• _What to work on_:
Check every line of the entries below for the word "with", and copy the ones that have it.

• _Extracted information_:
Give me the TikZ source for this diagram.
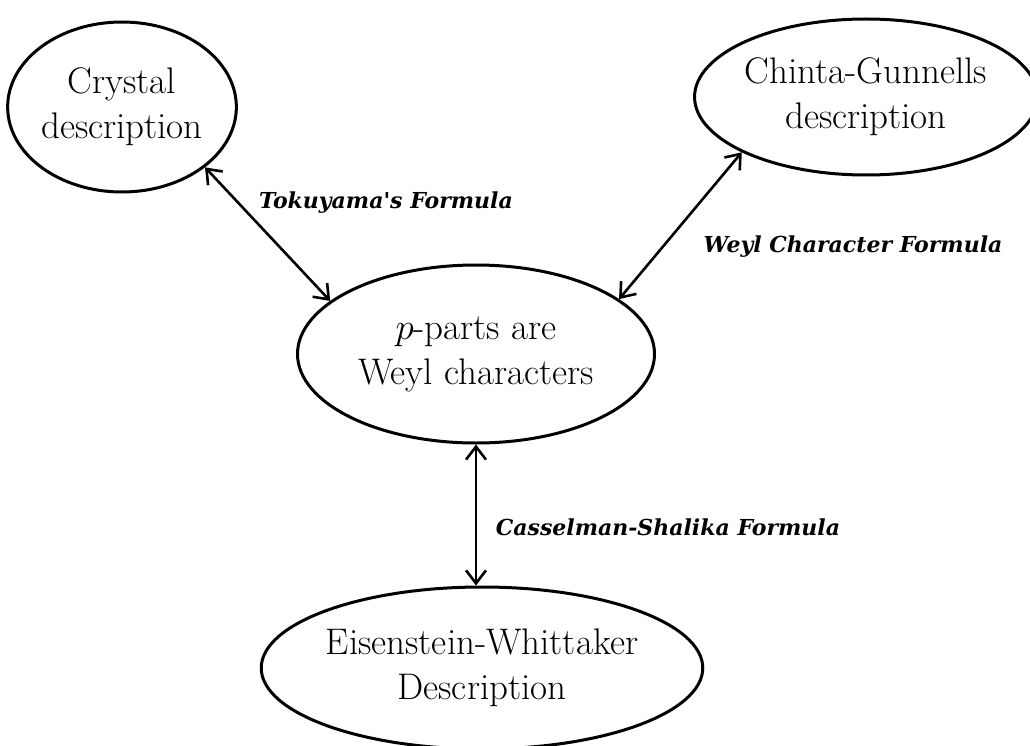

==

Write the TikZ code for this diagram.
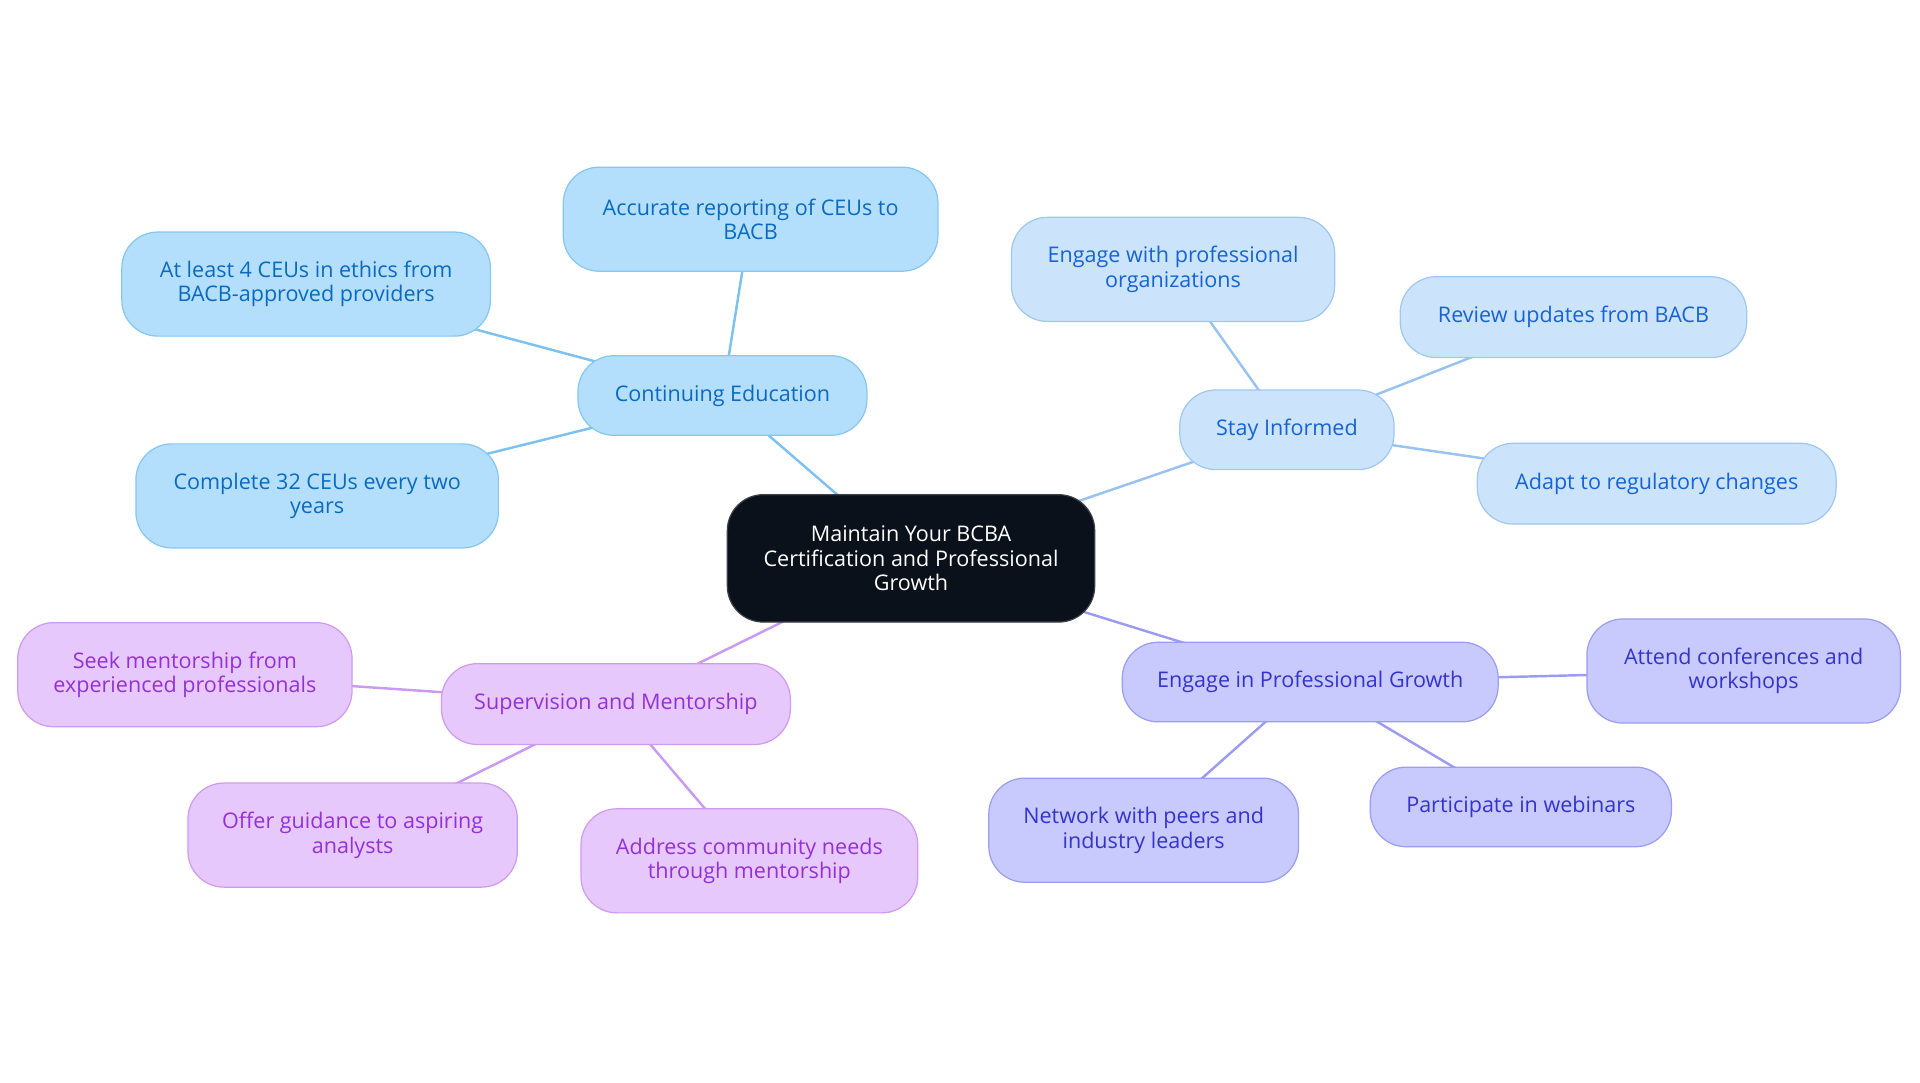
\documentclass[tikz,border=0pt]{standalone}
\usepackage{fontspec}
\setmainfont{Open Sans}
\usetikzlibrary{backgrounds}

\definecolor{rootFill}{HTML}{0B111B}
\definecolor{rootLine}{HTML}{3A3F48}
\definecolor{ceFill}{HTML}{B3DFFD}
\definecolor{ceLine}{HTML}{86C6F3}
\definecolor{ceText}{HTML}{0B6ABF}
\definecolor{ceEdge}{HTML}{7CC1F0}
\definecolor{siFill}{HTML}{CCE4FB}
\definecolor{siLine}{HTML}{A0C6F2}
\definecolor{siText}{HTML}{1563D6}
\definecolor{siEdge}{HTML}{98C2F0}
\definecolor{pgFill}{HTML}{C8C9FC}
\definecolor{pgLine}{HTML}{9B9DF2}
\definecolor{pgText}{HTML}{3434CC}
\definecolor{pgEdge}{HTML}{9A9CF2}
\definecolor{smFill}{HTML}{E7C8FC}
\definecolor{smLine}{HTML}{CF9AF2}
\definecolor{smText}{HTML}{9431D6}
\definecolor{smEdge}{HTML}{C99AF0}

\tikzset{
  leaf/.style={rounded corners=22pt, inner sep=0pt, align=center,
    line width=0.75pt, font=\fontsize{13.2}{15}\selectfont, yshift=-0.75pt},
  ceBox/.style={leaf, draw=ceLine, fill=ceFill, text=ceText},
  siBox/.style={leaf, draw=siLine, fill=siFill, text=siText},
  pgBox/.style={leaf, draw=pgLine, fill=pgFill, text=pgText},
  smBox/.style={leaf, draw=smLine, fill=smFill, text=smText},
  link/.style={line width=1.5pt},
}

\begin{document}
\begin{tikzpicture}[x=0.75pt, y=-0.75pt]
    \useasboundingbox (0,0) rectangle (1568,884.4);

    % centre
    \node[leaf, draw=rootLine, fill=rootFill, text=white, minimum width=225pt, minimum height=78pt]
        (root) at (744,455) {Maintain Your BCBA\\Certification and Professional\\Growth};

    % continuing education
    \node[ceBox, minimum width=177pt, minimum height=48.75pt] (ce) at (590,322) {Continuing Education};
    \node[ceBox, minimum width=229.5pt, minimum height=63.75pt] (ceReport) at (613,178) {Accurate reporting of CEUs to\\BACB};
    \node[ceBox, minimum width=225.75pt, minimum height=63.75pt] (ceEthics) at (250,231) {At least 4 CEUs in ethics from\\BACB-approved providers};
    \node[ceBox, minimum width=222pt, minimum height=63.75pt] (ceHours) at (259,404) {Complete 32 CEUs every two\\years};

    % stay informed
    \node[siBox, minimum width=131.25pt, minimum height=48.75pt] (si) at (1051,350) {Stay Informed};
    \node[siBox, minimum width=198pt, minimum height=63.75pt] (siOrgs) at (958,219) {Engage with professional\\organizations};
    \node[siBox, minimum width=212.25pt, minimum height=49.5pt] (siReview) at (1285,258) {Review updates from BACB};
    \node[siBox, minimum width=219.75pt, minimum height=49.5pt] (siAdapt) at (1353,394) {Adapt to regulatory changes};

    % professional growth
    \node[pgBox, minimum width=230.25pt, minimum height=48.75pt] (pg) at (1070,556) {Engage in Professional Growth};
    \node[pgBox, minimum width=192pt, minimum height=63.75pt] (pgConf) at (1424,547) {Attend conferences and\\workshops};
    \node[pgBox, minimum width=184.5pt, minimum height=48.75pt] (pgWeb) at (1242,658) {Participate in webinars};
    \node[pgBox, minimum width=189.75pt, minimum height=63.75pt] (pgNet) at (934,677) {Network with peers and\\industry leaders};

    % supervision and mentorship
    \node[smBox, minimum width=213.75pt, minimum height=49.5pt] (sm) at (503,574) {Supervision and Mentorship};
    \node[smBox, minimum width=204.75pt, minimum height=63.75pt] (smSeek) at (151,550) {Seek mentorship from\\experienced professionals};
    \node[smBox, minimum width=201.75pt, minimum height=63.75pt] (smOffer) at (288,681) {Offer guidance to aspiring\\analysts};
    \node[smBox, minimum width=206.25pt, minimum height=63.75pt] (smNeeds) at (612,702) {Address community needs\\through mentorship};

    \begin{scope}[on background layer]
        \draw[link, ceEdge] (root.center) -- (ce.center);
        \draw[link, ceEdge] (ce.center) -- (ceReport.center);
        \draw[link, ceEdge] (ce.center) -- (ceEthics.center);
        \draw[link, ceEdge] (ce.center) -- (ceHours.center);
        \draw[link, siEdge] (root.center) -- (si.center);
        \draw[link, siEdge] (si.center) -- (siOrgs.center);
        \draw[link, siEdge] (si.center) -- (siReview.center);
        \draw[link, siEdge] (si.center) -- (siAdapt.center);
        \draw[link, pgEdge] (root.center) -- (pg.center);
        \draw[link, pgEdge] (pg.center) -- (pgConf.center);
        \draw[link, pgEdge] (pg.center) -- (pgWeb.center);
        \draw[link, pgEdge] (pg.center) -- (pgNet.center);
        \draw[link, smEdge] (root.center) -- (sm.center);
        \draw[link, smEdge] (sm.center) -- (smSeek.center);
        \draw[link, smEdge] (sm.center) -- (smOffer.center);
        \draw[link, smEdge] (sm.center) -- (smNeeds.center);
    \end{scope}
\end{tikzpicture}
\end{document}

==

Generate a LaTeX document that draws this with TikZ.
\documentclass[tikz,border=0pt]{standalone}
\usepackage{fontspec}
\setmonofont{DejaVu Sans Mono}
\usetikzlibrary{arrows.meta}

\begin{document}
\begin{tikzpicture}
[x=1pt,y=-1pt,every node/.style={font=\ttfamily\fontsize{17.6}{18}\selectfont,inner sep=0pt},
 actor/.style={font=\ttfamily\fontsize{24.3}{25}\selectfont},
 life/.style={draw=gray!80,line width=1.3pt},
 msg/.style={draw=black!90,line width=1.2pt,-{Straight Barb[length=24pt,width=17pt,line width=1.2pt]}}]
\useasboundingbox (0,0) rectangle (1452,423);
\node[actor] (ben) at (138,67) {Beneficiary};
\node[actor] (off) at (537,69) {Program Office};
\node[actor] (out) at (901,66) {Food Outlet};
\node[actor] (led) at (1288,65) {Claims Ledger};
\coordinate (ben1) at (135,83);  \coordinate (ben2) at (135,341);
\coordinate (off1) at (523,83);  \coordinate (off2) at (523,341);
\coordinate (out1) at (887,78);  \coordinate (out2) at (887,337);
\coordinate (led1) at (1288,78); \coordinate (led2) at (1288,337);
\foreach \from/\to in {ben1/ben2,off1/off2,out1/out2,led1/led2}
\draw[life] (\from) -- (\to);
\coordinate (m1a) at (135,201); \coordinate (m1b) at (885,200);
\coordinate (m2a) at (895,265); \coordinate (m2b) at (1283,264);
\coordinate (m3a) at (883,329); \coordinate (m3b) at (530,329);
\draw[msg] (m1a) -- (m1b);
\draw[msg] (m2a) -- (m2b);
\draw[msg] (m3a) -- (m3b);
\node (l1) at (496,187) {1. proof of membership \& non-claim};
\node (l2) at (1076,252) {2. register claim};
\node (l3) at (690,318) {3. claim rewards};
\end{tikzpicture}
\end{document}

• _Expected output_:
    \node[siBox, minimum width=198pt, minimum height=63.75pt] (siOrgs) at (958,219) {Engage with professional\\organizations};
    \node[pgBox, minimum width=189.75pt, minimum height=63.75pt] (pgNet) at (934,677) {Network with peers and\\industry leaders};
Generate a LaTeX document that draws this with TikZ.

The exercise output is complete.